The Sensor Size Challenge

Pepsi challenge, anyone? You may or may not be old enough to have any recollection of this famous 80’s event, but in any case I’m launching version 2.0 here.

Here it is (…suspenseful drum roll in the background…) from 1-inch to medium format, the Measuring Light Sensor Size Challenge!

Does sensor size matter?.. And to what extent? Is medium format better than full-frame or APS-C, and if so does it justify a whole new investment?

Can you spot the difference?

On a serious tone now… This is obviously an ongoing debate you will find everywhere in the internet nowadays.

From my current collection of cameras, I picked the ones that could be representative of the sensor sizes currently available on the market:

  • 1 inch: Leica V-Lux Typ 114 (20 MP)
  • APS-C: Fuji X-E3 (24 MP)
  • Full frame CCD: Leica M-E (18 MP)
  • Full frame CMOS: Sony RX1R ii (42 MP)
  • Medium format: Fuji GFX 50R (51 MP)

The one sensor size missing here is Micro Four Thirds, but unfortunately I don’t own any of those now.

Testing method

As a baseline, I used straight out of camera RAWs and coupled each camera with an equivalent 50mm field of view lens:

  • 50mm f/1.4 Summilux for the Leica M-E
  • 35mm f/1.4 XF for the Fuji X-E3
  • 63mm f/2.8 GF for the Fuji GFX 50R

The Leica V-Lux Typ 114’s shots were taken with the zoom set to 50mm, whereas the Sony RX1Rii, being a 35mm fixed lens camera, its photos were digitally cropped to the equivalent 50mm field of view.

All cameras were set to their lowest native ISO:

  • ISO 100: Fuji GFX 50R; Sony RX1Rii
  • ISO 125: Leica V-Lux Typ 114
  • ISO 160: Leica M-E
  • ISO 200: Fuji X-E3

Last but not least, I shot 3 series of photos with the same aperture across the board. With fixed ISO and aperture, the one thing I allowed the camera to pick for the exposure was the shutter speed.

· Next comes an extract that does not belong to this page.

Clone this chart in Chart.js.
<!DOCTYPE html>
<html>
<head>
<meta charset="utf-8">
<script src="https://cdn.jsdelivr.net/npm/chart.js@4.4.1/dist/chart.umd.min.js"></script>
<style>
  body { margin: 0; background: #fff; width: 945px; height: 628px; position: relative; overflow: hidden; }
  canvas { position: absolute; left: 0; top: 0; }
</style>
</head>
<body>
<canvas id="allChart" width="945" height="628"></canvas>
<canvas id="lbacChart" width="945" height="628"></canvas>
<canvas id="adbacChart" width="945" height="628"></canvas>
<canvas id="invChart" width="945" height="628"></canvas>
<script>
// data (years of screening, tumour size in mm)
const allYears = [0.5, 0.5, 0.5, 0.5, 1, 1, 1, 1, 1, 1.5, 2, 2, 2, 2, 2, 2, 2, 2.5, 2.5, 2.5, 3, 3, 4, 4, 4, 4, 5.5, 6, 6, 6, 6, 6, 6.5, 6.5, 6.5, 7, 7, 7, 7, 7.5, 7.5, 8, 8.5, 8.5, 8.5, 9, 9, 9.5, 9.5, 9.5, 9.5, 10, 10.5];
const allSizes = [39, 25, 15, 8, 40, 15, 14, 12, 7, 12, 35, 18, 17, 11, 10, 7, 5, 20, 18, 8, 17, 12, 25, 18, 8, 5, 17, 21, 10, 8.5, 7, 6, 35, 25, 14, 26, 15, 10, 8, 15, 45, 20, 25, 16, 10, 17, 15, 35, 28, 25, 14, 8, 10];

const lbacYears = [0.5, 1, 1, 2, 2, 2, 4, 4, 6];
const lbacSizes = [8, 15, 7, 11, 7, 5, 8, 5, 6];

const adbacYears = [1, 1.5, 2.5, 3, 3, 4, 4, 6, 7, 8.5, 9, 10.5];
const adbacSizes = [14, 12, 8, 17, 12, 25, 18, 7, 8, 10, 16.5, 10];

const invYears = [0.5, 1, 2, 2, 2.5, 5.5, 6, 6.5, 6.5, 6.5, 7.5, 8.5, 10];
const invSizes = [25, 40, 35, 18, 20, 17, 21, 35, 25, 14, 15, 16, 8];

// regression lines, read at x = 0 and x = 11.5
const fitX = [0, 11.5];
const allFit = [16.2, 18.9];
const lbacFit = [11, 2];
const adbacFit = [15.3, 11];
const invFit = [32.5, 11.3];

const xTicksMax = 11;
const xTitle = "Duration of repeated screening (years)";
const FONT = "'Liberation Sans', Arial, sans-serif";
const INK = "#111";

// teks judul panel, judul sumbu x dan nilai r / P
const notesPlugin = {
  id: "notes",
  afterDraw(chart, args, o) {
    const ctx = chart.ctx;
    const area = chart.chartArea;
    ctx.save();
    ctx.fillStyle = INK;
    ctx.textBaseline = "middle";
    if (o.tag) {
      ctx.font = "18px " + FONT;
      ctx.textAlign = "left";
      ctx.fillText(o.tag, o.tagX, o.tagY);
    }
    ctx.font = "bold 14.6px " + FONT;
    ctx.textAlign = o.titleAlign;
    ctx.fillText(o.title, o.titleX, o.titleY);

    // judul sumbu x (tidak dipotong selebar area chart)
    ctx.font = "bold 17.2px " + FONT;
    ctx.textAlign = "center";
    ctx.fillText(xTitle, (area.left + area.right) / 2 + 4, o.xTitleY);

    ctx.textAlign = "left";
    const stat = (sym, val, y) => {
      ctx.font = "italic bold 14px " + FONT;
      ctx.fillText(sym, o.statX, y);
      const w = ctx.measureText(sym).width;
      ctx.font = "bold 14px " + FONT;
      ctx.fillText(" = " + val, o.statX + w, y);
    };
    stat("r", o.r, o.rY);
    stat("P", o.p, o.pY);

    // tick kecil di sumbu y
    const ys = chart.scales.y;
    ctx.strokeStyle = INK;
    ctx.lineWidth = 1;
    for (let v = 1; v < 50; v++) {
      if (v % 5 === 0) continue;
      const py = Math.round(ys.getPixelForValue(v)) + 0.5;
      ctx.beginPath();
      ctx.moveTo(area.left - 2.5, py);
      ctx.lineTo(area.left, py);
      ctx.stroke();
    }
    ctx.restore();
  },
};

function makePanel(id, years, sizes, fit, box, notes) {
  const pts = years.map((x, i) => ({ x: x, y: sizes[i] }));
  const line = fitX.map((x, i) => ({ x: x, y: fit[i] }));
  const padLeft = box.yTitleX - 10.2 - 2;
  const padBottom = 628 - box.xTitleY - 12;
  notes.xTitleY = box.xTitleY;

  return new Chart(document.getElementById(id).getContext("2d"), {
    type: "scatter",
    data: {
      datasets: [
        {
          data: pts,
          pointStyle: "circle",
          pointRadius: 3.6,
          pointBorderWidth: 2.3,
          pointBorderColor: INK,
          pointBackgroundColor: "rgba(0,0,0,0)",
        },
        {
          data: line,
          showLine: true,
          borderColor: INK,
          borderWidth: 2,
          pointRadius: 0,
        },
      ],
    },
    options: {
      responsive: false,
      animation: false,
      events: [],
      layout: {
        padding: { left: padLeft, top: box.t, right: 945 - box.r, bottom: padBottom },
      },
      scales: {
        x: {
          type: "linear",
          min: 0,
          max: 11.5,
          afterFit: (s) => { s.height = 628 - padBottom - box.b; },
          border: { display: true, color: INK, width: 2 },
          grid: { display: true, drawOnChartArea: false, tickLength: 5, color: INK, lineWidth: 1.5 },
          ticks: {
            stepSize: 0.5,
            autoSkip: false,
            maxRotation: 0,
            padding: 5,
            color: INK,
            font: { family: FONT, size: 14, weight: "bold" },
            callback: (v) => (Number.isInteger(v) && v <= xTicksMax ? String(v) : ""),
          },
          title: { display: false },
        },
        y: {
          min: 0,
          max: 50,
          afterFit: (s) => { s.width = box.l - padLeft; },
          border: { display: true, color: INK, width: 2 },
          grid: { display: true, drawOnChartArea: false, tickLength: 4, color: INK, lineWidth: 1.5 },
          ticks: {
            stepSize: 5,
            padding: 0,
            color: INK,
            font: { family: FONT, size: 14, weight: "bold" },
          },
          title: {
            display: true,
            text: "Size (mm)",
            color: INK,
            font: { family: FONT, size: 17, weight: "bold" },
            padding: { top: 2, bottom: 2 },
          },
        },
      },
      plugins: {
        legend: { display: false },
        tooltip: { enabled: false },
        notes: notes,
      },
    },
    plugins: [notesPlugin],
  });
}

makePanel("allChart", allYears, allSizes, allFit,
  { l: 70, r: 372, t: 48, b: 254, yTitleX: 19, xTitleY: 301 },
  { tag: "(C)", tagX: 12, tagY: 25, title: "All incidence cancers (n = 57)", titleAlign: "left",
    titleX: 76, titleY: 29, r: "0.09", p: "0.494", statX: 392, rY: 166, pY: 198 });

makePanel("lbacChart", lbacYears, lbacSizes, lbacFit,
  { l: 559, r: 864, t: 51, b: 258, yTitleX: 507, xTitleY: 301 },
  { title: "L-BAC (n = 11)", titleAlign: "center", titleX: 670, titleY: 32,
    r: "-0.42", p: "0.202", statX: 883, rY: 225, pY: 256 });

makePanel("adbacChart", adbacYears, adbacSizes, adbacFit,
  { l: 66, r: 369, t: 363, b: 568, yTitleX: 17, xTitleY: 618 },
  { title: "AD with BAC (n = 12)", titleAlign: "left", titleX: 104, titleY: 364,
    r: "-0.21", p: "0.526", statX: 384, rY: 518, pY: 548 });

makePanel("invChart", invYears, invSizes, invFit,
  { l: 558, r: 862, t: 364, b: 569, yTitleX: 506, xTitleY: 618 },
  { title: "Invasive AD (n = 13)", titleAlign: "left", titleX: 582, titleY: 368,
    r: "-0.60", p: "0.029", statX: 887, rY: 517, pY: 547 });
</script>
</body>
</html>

From left to right: full frame CMOS; full frame CCD; medium format; 1-inch; and APS-C.

Ok, now that I had explained the boring stuff, let’s put everything aside and check the results.

The results

I’m obviously not revealing now which camera took what. Try to guess… You can click on the photo for full resolution. Just try not to look at the available EXIF data, it will reveal the name of the camera. That’s cheating and you know it.

When you finish the guessing game, just scroll all the way down to see the verdict.

Series 1: Flower @ f/2.8

 

 

Series 2: Tin House @ f/2.8

 

 

Series 3: Bridge @ f/8

 

Findings

Firstly, in order to spot any significant difference you will have to check the photos in their full glory, i.e. full size and full resolution. If you are just checking through your phone, then forget it: the photos are compressed in size to the point that will turn any difference irrelevant.

Secondly, let me tell you this: organising the photos for this blog post was a heck of mess for me. I kept right-clicking the images to make sure I was uploading the correct ones, such was the difficulty in differentiating them.

Thirdly, a very visible hint is obviously the bokeh produced by each camera. We all know the effect of sensor size on bokeh, so there you go. That’s an easy one to spot, right?

Last but not the least, if you start pixel peeping, I guess by assessing the level of detail it becomes somehow clear which photo belongs to which camera.

The one thing I learned though, is that unless you blow-up, crop, display or print in large size, it doesn’t really make much difference. Yeah I know, it’s a no-brainer, but still… You have to see it to understand it and confirm it.

The verdict

Ok, here we go… From top to bottom, this is the sequence:

  • Fuji X-E3
  • Sony RX1RII
  • Leica V-Lux Typ 114
  • Fuji GFX 50R
  • Leica M-E

Surprised with the results?

Whatever… Hope you had as much fun as I did with this.